HANOVER, N.H. — Federal education and Justice Department officials speaking at a Dartmouth College summit on sexual assault said Monday they’re open to the idea of new legislation to address the issue but already have effective tools at their disposal.

Representatives from more than 60 colleges and universities are attending this week’s conference at Dartmouth, one of 55 colleges and universities being investigated by the federal Education Department for how it handles sexual harassment and assault complaints. Participants on Monday heard from Catherine Lhamon, the Education Department’s assistant secretary for civil rights, and Anurima Bhargava from the Justice Department’s division of civil rights.

The Education Department and a White House task force on campus sexual assault have taken a series of steps to draw attention to the treatment of sexual assault victims and force campuses to address the problem. Meanwhile, Sen. Claire McCaskill, D-Mo., and other senators are exploring legislative ways to empower victims, simplify laws and rules colleges and universities follow and find ways that campuses and local authorities can better coordinate.

“I’m open and enthusiastic about what may be forthcoming, but where I sit today, I think we have a set of very, very effective tools,” Lhamon said, denying an audience member’s suggestion that current laws lack teeth.

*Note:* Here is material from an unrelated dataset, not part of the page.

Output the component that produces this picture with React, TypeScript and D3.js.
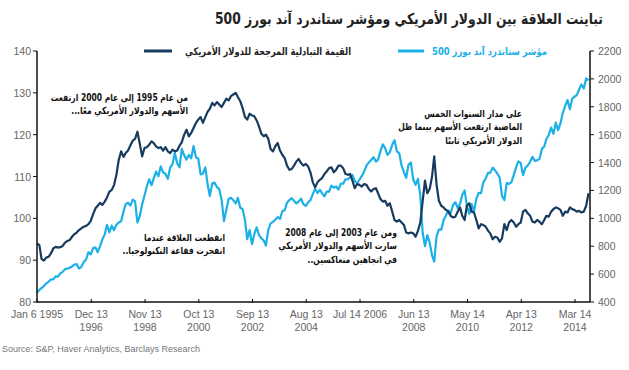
import React from "react";
import * as d3 from "d3";

// monthly readings, first point Jan 6 1995
const startDate = new Date(1995, 0, 6);

const usdIndex = [
  94.0, 93.6, 90.3, 89.9, 90.6, 90.8, 91.6, 92.8, 93.2, 93.0, 93.1, 93.4,
  94.2, 94.6, 94.8, 95.6, 96.2, 96.6, 97.2, 97.6, 98.0, 98.2, 98.6, 99.4,
  101.0, 102.4, 103.0, 103.7, 103.2, 104.0, 105.0, 106.4, 106.8, 108.0, 110.5, 114.0,
  116.0, 114.7, 115.6, 116.2, 117.4, 118.6, 119.0, 120.7, 117.8, 114.8, 116.8, 117.0,
  117.6, 118.4, 118.0, 117.2, 116.8, 117.0, 116.2, 117.0, 116.0, 115.6, 116.4, 116.0,
  116.2, 117.4, 118.2, 120.0, 121.2, 119.6, 120.4, 121.6, 122.8, 123.6, 124.2, 122.8,
  124.2, 125.5, 126.2, 127.6, 127.0, 127.8, 127.2, 126.6, 127.6, 128.6, 128.2, 129.2,
  129.6, 130.0, 129.0, 128.0, 126.4, 124.2, 123.6, 125.0, 124.6, 124.4, 123.4, 122.0,
  120.2, 119.6, 120.0, 119.0, 116.6, 116.0, 117.2, 118.0, 116.2, 115.2, 114.4, 112.6,
  111.6, 111.8, 112.6, 113.6, 114.2, 113.2, 112.6, 113.0, 112.4, 111.0, 108.6, 107.4,
  108.6, 109.2, 109.6, 110.6, 111.2, 112.0, 112.2, 111.0, 111.6, 112.6, 112.6, 112.0,
  110.6, 110.4, 110.6, 109.0, 107.2, 108.2, 108.0, 107.6, 108.2, 108.0, 107.0, 106.4,
  107.0, 107.2, 106.0, 104.6, 104.0, 104.2, 103.0, 103.6, 101.6, 99.6, 99.2, 99.6,
  99.0, 98.4, 96.6, 96.4, 96.6, 96.4, 95.6, 97.0, 99.0, 104.0, 109.0, 106.0,
  107.0, 110.0, 114.8, 108.0, 104.2, 103.0, 102.6, 102.0, 101.6, 100.6, 100.2, 100.4,
  101.6, 102.6, 100.6, 99.6, 103.0, 103.6, 101.6, 101.4, 99.6, 97.6, 98.6, 98.4,
  98.0, 97.0, 96.4, 95.0, 95.6, 95.4, 94.4, 95.2, 98.6, 97.2, 99.0, 99.6,
  99.0, 98.0, 98.6, 99.0, 101.6, 102.0, 101.2, 100.6, 99.2, 99.0, 99.6, 99.2,
  98.6, 99.6, 100.6, 100.4, 101.6, 102.2, 102.6, 102.4, 102.0, 100.6, 101.6, 101.4,
  102.6, 102.2, 102.0, 101.6, 101.8, 101.4, 101.6, 103.0, 106.0,
];

const sp500 = [
  465, 487, 500, 515, 533, 545, 562, 562, 584, 582, 605, 616,
  636, 640, 645, 654, 669, 671, 640, 652, 687, 705, 757, 741,
  786, 791, 757, 801, 848, 885, 954, 899, 947, 915, 955, 970,
  980, 1049, 1102, 1112, 1091, 1134, 1121, 970, 1017, 1099, 1164, 1229,
  1280, 1238, 1286, 1335, 1302, 1373, 1329, 1320, 1283, 1363, 1389, 1469,
  1394, 1366, 1499, 1452, 1421, 1455, 1431, 1518, 1437, 1429, 1315, 1320,
  1366, 1240, 1160, 1249, 1256, 1224, 1211, 1134, 980, 1060, 1139, 1148,
  1130, 1107, 1147, 1076, 1067, 990, 850, 916, 815, 886, 936, 880,
  856, 841, 805, 917, 964, 975, 990, 1008, 996, 1051, 1058, 1112,
  1131, 1145, 1126, 1107, 1121, 1141, 1102, 1090, 1115, 1130, 1174, 1212,
  1181, 1204, 1181, 1157, 1192, 1191, 1234, 1220, 1229, 1207, 1249, 1248,
  1280, 1281, 1295, 1311, 1270, 1250, 1277, 1304, 1336, 1378, 1401, 1418,
  1438, 1407, 1421, 1482, 1531, 1503, 1455, 1474, 1527, 1560, 1481, 1468,
  1379, 1331, 1290, 1386, 1400, 1280, 1240, 1283, 1165, 900, 800, 880,
  826, 735, 690, 873, 919, 919, 987, 1021, 1057, 1036, 1096, 1115,
  1074, 1104, 1169, 1200, 1089, 1031, 1102, 1049, 1141, 1183, 1181, 1258,
  1286, 1327, 1326, 1364, 1345, 1321, 1292, 1160, 1131, 1253, 1247, 1258,
  1312, 1366, 1408, 1398, 1310, 1362, 1379, 1406, 1441, 1412, 1416, 1426,
  1498, 1515, 1569, 1598, 1651, 1606, 1686, 1633, 1682, 1757, 1806, 1848,
  1783, 1859, 1872, 1884, 1924, 1960, 1931, 2003, 1990,
];

const xTickDates = [
  new Date(1995, 0, 6), new Date(1996, 11, 13), new Date(1998, 10, 13),
  new Date(2000, 9, 13), new Date(2002, 8, 13), new Date(2004, 7, 13),
  new Date(2006, 6, 14), new Date(2008, 5, 13), new Date(2010, 4, 14),
  new Date(2012, 3, 13), new Date(2014, 2, 14),
];
const xTickLabels = [
  ["Jan 6 1995", ""], ["Dec 13", "1996"], ["Nov 13", "1998"], ["Oct 13", "2000"],
  ["Sep 13", "2002"], ["Aug 13", "2004"], ["Jul 14 2006", ""], ["Jun 13", "2008"],
  ["May 14", "2010"], ["Apr 13", "2012"], ["Mar 14", "2014"],
];
const leftTicks = [80, 90, 100, 110, 120, 130, 140];
const rightTicks = [400, 600, 800, 1000, 1200, 1400, 1600, 1800, 2000, 2200];

const title = "تباينت العلاقة بين الدولار الأمريكي ومؤشر ستاندرد آند بورز 500";
const legendUsd = "القيمة التبادلية المرجحة للدولار الأمريكي";
const legendSp = "مؤشر ستاندرد آند بورز 500";
const notes = [
  { x: 188, y: 101, lines: ["من عام 1995 إلى عام 2000 ارتفعت", "الأسهم والدولار الأمريكي معًا..."] },
  { x: 225, y: 241, lines: ["انقطعت العلاقة عندما", "انفجرت فقاعة التكنولوجيا.."] },
  { x: 397, y: 236, lines: ["ومن عام 2003 إلى عام 2008", "سارت الأسهم والدولار الأمريكي", "في اتجاهين متعاكسين.."] },
  { x: 522, y: 117, lines: ["على مدار السنوات الخمس", "الماضية ارتفعت الأسهم بينما ظل", "الدولار الأمريكي ثابتًا"] },
];

const DARK = "#173b5e";
const LIGHT = "#1bb1e7";
const AR = "'DejaVu Sans Condensed', 'DejaVu Sans', sans-serif";
const NUM = "'Liberation Sans Narrow', 'Liberation Sans', sans-serif";

export default function App() {
  const W = 629, H = 370;
  const left = 37, right = 590, top = 51, bottom = 302;

  const x = d3.scaleTime()
    .domain([startDate, new Date(2014, 8, 25)])
    .range([left, right]);
  const yL = d3.scaleLinear().domain([80, 140]).range([bottom, top]);
  const yR = d3.scaleLinear().domain([400, 2200]).range([bottom, top]);

  const dates = usdIndex.map((_, i) => d3.timeMonth.offset(startDate, i));

  const usdLine = d3.line<number>()
    .x((_, i) => x(dates[i]))
    .y((d) => yL(d));
  const spLine = d3.line<number>()
    .x((_, i) => x(dates[i]))
    .y((d) => yR(d));

  return (
    <svg width={W} height={H} style={{ position: "absolute", left: 0, top: 0, background: "#fff" }}>
      <text x={603} y={24} textAnchor="start" direction="rtl" fontFamily={AR} fontWeight="bold" fontSize={15}
        fill="#222" textLength={388} lengthAdjust="spacingAndGlyphs">
        {title}
      </text>

      {/* legend */}
      <line x1={144} x2={172} y1={51} y2={51} stroke={DARK} strokeWidth={3} />
      <text x={351} y={55} textAnchor="start" direction="rtl" fontFamily={AR} fontWeight="bold" fontSize={10.5}
        fill="#222" textLength={166} lengthAdjust="spacingAndGlyphs">{legendUsd}</text>
      <line x1={398} x2={424} y1={51} y2={51} stroke={LIGHT} strokeWidth={3} />
      <text x={547} y={55} textAnchor="start" direction="rtl" fontFamily={AR} fontWeight="bold" fontSize={10.5}
        fill={LIGHT} textLength={115} lengthAdjust="spacingAndGlyphs">{legendSp}</text>

      {/* lines */}
      <path d={spLine(sp500) ?? ""} fill="none" stroke={LIGHT} strokeWidth={2.2} strokeLinejoin="round" />
      <path d={usdLine(usdIndex) ?? ""} fill="none" stroke={DARK} strokeWidth={2.2} strokeLinejoin="round" />

      {/* axes */}
      <line x1={left} x2={left} y1={top} y2={bottom} stroke="#111" strokeWidth={1.5} />
      <line x1={right} x2={right} y1={top} y2={bottom} stroke="#111" strokeWidth={1.5} />
      <line x1={left} x2={right} y1={bottom} y2={bottom} stroke="#111" strokeWidth={1.5} />
      {leftTicks.map((t) => (
        <g key={"l" + t}>
          <line x1={left - 4} x2={left} y1={yL(t)} y2={yL(t)} stroke="#111" />
          <text x={left - 6} y={yL(t) + 4} textAnchor="end" fontFamily={NUM} fontSize={10.5} fill="#666">{t}</text>
        </g>
      ))}
      {rightTicks.map((t) => (
        <g key={"r" + t}>
          <line x1={right} x2={right + 4} y1={yR(t)} y2={yR(t)} stroke="#111" />
          <text x={right + 8} y={yR(t) + 4} fontFamily={NUM} fontSize={10.5} fill="#666">{t}</text>
        </g>
      ))}
      {xTickDates.map((d, i) => (
        <g key={"x" + i}>
          <line x1={x(d)} x2={x(d)} y1={bottom - 3} y2={bottom + 1} stroke="#111" />
          <text x={x(d)} y={318} textAnchor="middle" fontFamily={NUM} fontSize={10.5} fill="#666">{xTickLabels[i][0]}</text>
          <text x={x(d)} y={331} textAnchor="middle" fontFamily={NUM} fontSize={10.5} fill="#666">{xTickLabels[i][1]}</text>
        </g>
      ))}

      {/* annotations, condensed horizontally around their right edge */}
      {notes.map((n, i) => (
        <g key={"n" + i} transform={`translate(${n.x},0) scale(0.86,1)`}>
          <text textAnchor="start" direction="rtl" fontFamily={AR} fontWeight="bold" fontSize={9.8} fill="#111">
            {n.lines.map((l, j) => (
              <tspan key={j} x={0} y={n.y + j * 13.5}>{l}</tspan>
            ))}
          </text>
        </g>
      ))}

      <text x={2} y={352} fontFamily={NUM} fontSize={9} fill="#777">Source: S&amp;P, Haver Analytics, Barclays Research</text>
    </svg>
  );
}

Those tools include the threat of litigation and the potential loss of federal funding for not complying with Title IX, which prohibits gender discrimination, and Lhamon said four schools have come close to the latter sanction in the last 10 months.

“I don’t think it is an empty threat,” she said. “If a school is told that it is not compliant with Title IX in any respect and refuses to come into compliance, I will go to enforcement and I am prepared to withhold federal funds.”

Dartmouth, which reported 24 sexual assaults in 2012, compared with 15 in 2011, 22 in 2010 and 10 in 2009, has been working on multiple fronts to prevent sexual assault, encourage reporting and hold perpetrators accountable.